Jarema był człowiekiem wyjątkowym. Inteligentny, wrażliwy, z charakterystycznym poczuciem humoru i sercem na dłoni zjednywał sobie ludzi, przełamywał granice. Nie daje o sobie zapomnieć i każdego roku przyciąga przyjaciół, znajomych, uczniów, współpracowników, fanów, którzy chętnie spędzają wspólnie wieczór wypełniony feerią dźwięków i wspomnień.

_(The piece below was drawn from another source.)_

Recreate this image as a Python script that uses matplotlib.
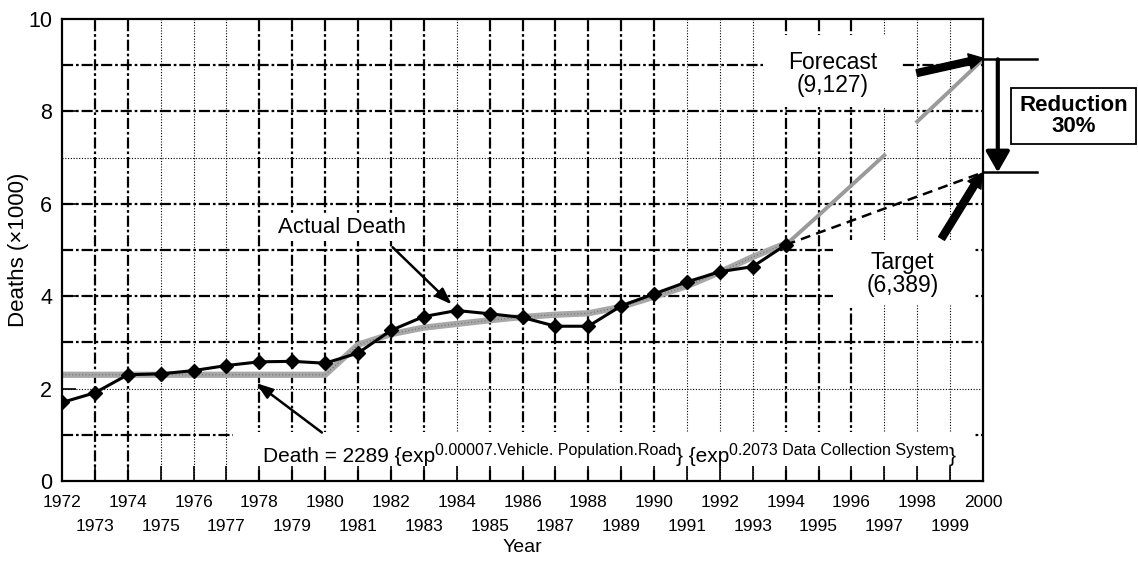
import matplotlib
matplotlib.use("Agg")
import matplotlib.pyplot as plt
from matplotlib.patches import Rectangle

plt.rcParams['font.family'] = ['Liberation Sans', 'DejaVu Sans']

# data (deaths x1000)
years = list(range(1972, 1995))
actual = [1.70, 1.91, 2.30, 2.32, 2.39, 2.50, 2.58, 2.59, 2.55, 2.77, 3.26, 3.56,
          3.69, 3.62, 3.54, 3.35, 3.35, 3.79, 4.05, 4.31, 4.53, 4.64, 5.11]
model = [2.30, 2.30, 2.30, 2.30, 2.30, 2.30, 2.30, 2.30, 2.30, 2.95, 3.18, 3.32,
         3.40, 3.48, 3.55, 3.60, 3.63, 3.77, 3.99, 4.22, 4.52, 4.85, 5.14]
fc_years1 = [1994, 1995, 1996, 1997]
fc_vals1 = [5.11, 5.75, 6.40, 7.05]
fc_years2 = [1998, 1999, 2000]
fc_vals2 = [7.78, 8.45, 9.127]
target_years = [1994, 2000]
target_vals = [5.11, 6.68]
forecast_2000 = 9.127
target_2000 = 6.68

even_years = list(range(1972, 2001, 2))
odd_years = list(range(1973, 2000, 2))
dotted_years = [1975, 1976, 1977, 1984, 1991, 1992, 1993, 1997, 1998, 1999]
dotted_levels = [2, 7]

fig = plt.figure(figsize=(11.38, 5.62), dpi=100)
ax = fig.add_axes([0.0545, 0.1441, 0.8093, 0.8221])
ax.set_xlim(1972, 2000)
ax.set_ylim(0, 10)

# hand made grid
dashdot = (0, (5, 1.3, 1.2, 1.3))
for yr in range(1973, 2000):
    if yr in dotted_years:
        ax.axvline(yr, color='black', lw=0.8, ls=(0, (1, 1.5)), zorder=1)
    else:
        ax.axvline(yr, color='black', lw=1.6, ls=dashdot, zorder=1)
for lv in range(1, 10):
    if lv in dotted_levels:
        ax.axhline(lv, color='black', lw=0.8, ls=(0, (1, 1.5)), zorder=1)
    else:
        ax.axhline(lv, color='black', lw=1.6, ls=dashdot, zorder=1)

# white areas behind the labels
for x0, y0, w, h in [(1977.2, 0.3, 22.5, 0.76), (1978.4, 5.2, 4.3, 0.58),
                     (1993.3, 8.1, 4.17, 1.55), (1995.43, 3.81, 4.32, 1.41)]:
    ax.add_patch(Rectangle((x0, y0), w, h, facecolor='white', edgecolor='none', zorder=1.8))

# model fit and forecast
ax.plot(years, model, color='#a8a8a8', lw=4.5, zorder=3, solid_capstyle='butt')
ax.plot(years, model, color='#707070', lw=0.8, ls=(0, (1, 2)), zorder=3.1)
ax.plot(fc_years1, fc_vals1, color='#9a9a9a', lw=2.8, zorder=3)
ax.plot(fc_years2, fc_vals2, color='#9a9a9a', lw=2.8, zorder=3)
ax.plot(target_years, target_vals, color='black', lw=1.8, ls=(0, (4, 2.5)), zorder=3)

# actual deaths
ax.plot(years, actual, color='black', lw=2.2, marker='D', markersize=7, zorder=4)

# years in two rows: even on top, odd below
ax.set_xticks(even_years)
ax.set_xticklabels([str(y) for y in even_years], fontsize=12.5)
ax.set_xticks(odd_years, minor=True)
ax.set_xticklabels([str(y) for y in odd_years], minor=True, fontsize=12.5)
ax.set_yticks(range(0, 11, 2))
ax.tick_params(axis='x', which='both', direction='in', length=11, width=1.2)
ax.tick_params(axis='x', which='major', pad=10)
ax.tick_params(axis='x', which='minor', pad=27)
ax.tick_params(axis='y', direction='in', length=10, width=1.2, labelsize=15.5, pad=7)
ax.set_axisbelow(False)
for s in ax.spines.values():
    s.set_linewidth(1.6)
    s.set_zorder(5)
ax.set_xlabel('Year', fontsize=14, labelpad=4)
ax.set_ylabel('Deaths (\u00d71000)', fontsize=16)
ax.yaxis.set_label_coords(-0.036, 0.5)

# labels and arrows
ax.text(1980.5, 5.48, 'Actual Death', fontsize=16, ha='center', va='center', zorder=6)
ax.annotate('', xy=(1983.85, 3.82), xytext=(1982.05, 5.06),
            arrowprops=dict(arrowstyle='-|>,head_width=0.35,head_length=1.0', lw=1.8, color='black',
                            shrinkA=0, shrinkB=0), zorder=6)

# equation built from pieces so the superscripts keep their own spacing
t1 = ax.text(1978.1, 0.32, 'Death = 2289 {exp', fontsize=15, ha='left', va='bottom', zorder=6)
t2 = ax.annotate('0.00007.Vehicle. Population.Road', xy=(1, 0.42), xycoords=t1,
                 fontsize=11.5, ha='left', va='bottom', zorder=6)
t3 = ax.annotate('} {exp', xy=(1, 0), xycoords=(t2, t1),
                 fontsize=15, ha='left', va='bottom', zorder=6)
t4 = ax.annotate('0.2073 Data Collection System', xy=(1, 0.42), xycoords=t3,
                 fontsize=11.5, ha='left', va='bottom', zorder=6)
ax.annotate('}', xy=(1, 0), xycoords=(t4, t1), fontsize=15, ha='left', va='bottom', zorder=6)
ax.annotate('', xy=(1977.9, 2.12), xytext=(1979.9, 1.05),
            arrowprops=dict(arrowstyle='-|>,head_width=0.35,head_length=1.0', lw=1.8, color='black',
                            shrinkA=0, shrinkB=0), zorder=6)

ax.text(1995.42, 8.81, 'Forecast\n(9,127)', fontsize=16.5, ha='center', va='center',
        linespacing=0.95, zorder=6)
ax.text(1997.55, 4.48, 'Target\n(6,389)', fontsize=16.5, ha='center', va='center',
        linespacing=0.95, zorder=6)
ax.annotate('', xy=(2000.0, 9.15), xytext=(1997.99, 8.83),
            arrowprops=dict(arrowstyle='simple,head_width=1.1,head_length=1.0,tail_width=0.5',
                            color='black', shrinkA=0, shrinkB=0), zorder=6, annotation_clip=False)
ax.annotate('', xy=(1999.96, 6.66), xytext=(1998.74, 5.25),
            arrowprops=dict(arrowstyle='simple,head_width=1.1,head_length=1.0,tail_width=0.5',
                            color='black', shrinkA=0, shrinkB=0), zorder=6, annotation_clip=False)

# reduction bracket outside the axes
ax.plot([2000, 2001.64], [forecast_2000, forecast_2000], color='black', lw=1.8, clip_on=False)
ax.plot([2000, 2001.64], [target_2000, target_2000], color='black', lw=1.8, clip_on=False)
ax.annotate('', xy=(2000.45, target_2000), xytext=(2000.45, forecast_2000),
            arrowprops=dict(arrowstyle='-|>,head_width=0.4,head_length=0.7', lw=3, color='black',
                            shrinkA=0, shrinkB=0, mutation_scale=18), annotation_clip=False)
ax.text(2002.75, 7.9, 'Reduction\n30%', fontsize=16, fontweight='bold', ha='center', va='center',
        linespacing=0.95, clip_on=False,
        bbox=dict(boxstyle='square,pad=0.35', facecolor='white', edgecolor='black', lw=1.3))

fig.savefig('out.png', dpi=100)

Tegoroczny koncert pamięci Jaremy Klicha nazwany „Jarema Guitar Day” rozpoczął się minirecitalem Krzysztofa Pełecha – znakomitego gitarzysty klasycznego, który z Jaremą stworzył niezapomniany duet, współtwórcy WTG, jednego z pomysłodawców i dyrektora artystycznego wrocławskiego festiwalu gitarowego, inicjatora i szefa Letniego Kursu Gitary w Krzyżowej.
Potem wystąpił Marek Popów z zespołem w programie specjalnym „Klasyka na rockowo” i zagrał przyboje muzyki klasycznej w rockowych aranżacjach. Grupa Jan i Klan i Przyjaciele Jaremy (m.in. Robert Leonhard, Bartek „Wypłosz” Kiszczak i muzycy- instrumentaliści) przeniosła słuchaczy w świat dźwięków Krainy Łagodności oraz szant i piosenek żeglarskich.
Jarema był zapalonym turystą i żeglarzem, niejedną noc spędził grając przy ognisku lub na jachcie. Zdjęcia prezentowane w tle sceny przypominały o jego zamiłowaniach do śródlądowych podróży.
Gościem specjalnym koncertu był m.in. lider „Małżeństwa z rozsądku” Robert Leonhard, który z grupą Jan i Klan zaśpiewał i zagrał piosenkę z repertuaru swojego zespołu. Ciepły i głęboki głos Roberta – dawno niesłyszany z powodu choroby- zabrzmiał znakomicie.